6 The most important objective was understandably Demilitarization, because the United States was determined to deprive Imperial Japan of military power, both physically and mentally, never to let it become a threat to the existence of the United States. The dissolvement of the military went on without major obstacles. How to write in the constitution a pacifist article not to allow Japan to become a military power was a more difficult matter of negotiations between the Genral Headqurters (GHQ) of the occupation forces and the Japanese government led by Shidehara Kijuro, but by March 1946, a strongly pacifist Article 9 was formulated and gained consensus. From the Japanese side another matter of utmost concern was the position which the Imperial Household would gain in the Constitution. Shidehara and MacArthur agreed in the March draft, to define in article 1 Emperor’s position as “the symbol of the state”

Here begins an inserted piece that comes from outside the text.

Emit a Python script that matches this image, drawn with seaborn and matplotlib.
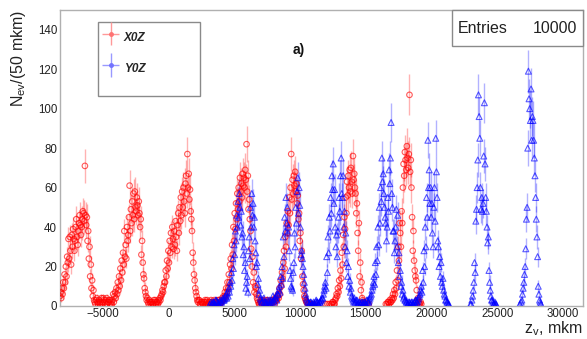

7 Another critical issue related to Demilitarization was the war criminals’ tribunal. The so-called Tokyo Trial was held from May 1946 till November 1948. For the accused in the Tokyo trial and for the Japanese government remaining in power the most critical issue was to keep the Emperor out of the Tokyo Trial. Emperor was successfully removed from the list of the accused, and nothing really substantial happened during the procedure of the trial touching upon the war responsibility of the Emperor. It is often attributed to MacArthur’s occupation policy of “expedience” that Emperor’s position was protected. He thought that occupation policy will be carried out more effectively if the Emperor would support it. But whatever MacArthur’s intention, the sole condition attached to surrender by the falling government of the Empire of Japan was thus kept. One needs rightly to attribute this factor as a starting point of trust-building between Japan and the United States in post-war years.